As part of the sixth edition of the MIPDoc Co-Production Challenge, presented by Reed MIDEM and realscreen, six producers from around the world convened in Cannes during MIPDoc to pitch to a panel of judges. This year’s panel included CBC’s executive director, factual entertainment, Julie Bristow; RAI commissioning editor Lorenzo Hendel; A&E Television Networks’ VP international programming Michael Katz; ITVS’s VP of programming Claire Aguilar and jury chair and BBC Storyville commissioning editor, Nick Fraser.
The first project presented was Notion Pictures Ltd.’s Burning Needs (UK), a doc which follows a British scientist as he tries to persuade Honduran farmers to implement a sustainable technique to replace ‘slash and burn’ farming in the rainforest. Director Adam Wakeling called his film one of the few environmental films that has some good news to deliver.
Next up was French prodco de films en aiguille and American director Shola Lynch with Free Angela, a feature-length doc on the trial of activist/educator Angela Davis. Lynch enthusiastically described the circumstances surrounding the death penalty trial of Davis, a known communist in Los Angeles in the ’70s, for her alleged involvement in a prison escape which resulted in the deaths of police officers. The project features interviews with Davis and others involved in the trial.
Partner Pictures out of the U.S. presented From Texas to Tehran, a doc following an amateur basketball player from the U.S. who gets an opportunity to play professionally in Iran. While there, he befriends women who are struggling for social change in their country and learns that many of the beliefs he initially held about the region were wrong.
Listopad by U.F.O. Pictures from the Czech Republic had the most complex premise of the docs presented. Looking back at the Velvet Revolution in Prague – an overturn of the communist government fueled by repression as exemplified in a violent attack by riot police on a student demonstration in 1989 – the doc, to be directed by Barbara Kopple, tells the story of three participants between then and now, and watches them as they react to a modern reenactment of the demonstration, being filmed for a feature.
Sudan in Fragments by Lobodocs/Aegis Trust (UK), will be a two-hour television doc following a Sudanese man who has been living in the UK as he returns to his war torn homeland to see how his family and friends are living today.

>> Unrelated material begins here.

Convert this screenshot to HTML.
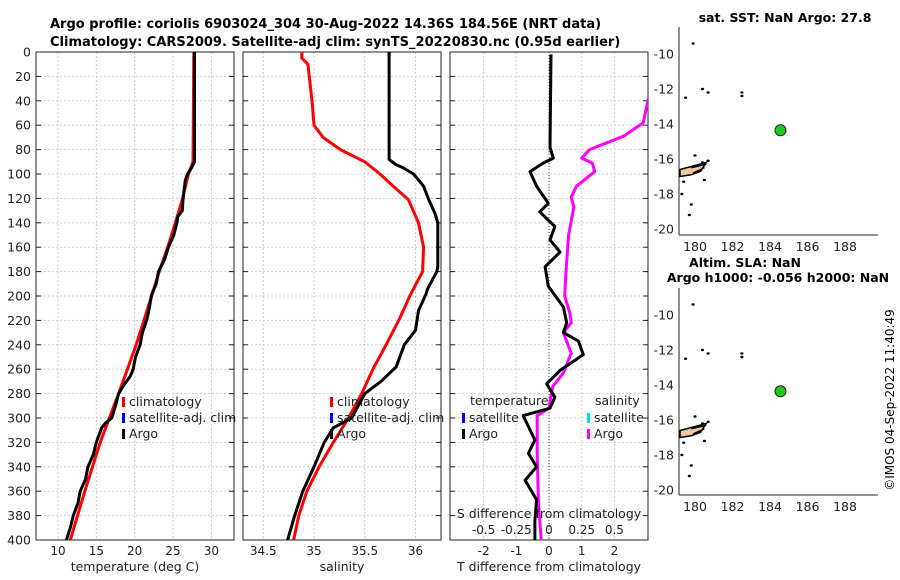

The winning pitch was for Filament Pictures’ The Rat Race (Mumbai), the story of a troop of government workers in Mumbai that has one of the most sought-after jobs in the city: rat killer. Apparently there is an equal ratio of people to rats in Mumbai, so 50 men hold the position, walking the streets and whacking rats with sticks. The most compelling aspect of this film, aside from the curious nature of this highly desired job, is the main character, Behran Harda, who is the head of the team and has been performing this job for 34 years. The jury was enthralled with Harda and the story. Thus, the project, and director Miriam Chandy Menacherry, claimed first place.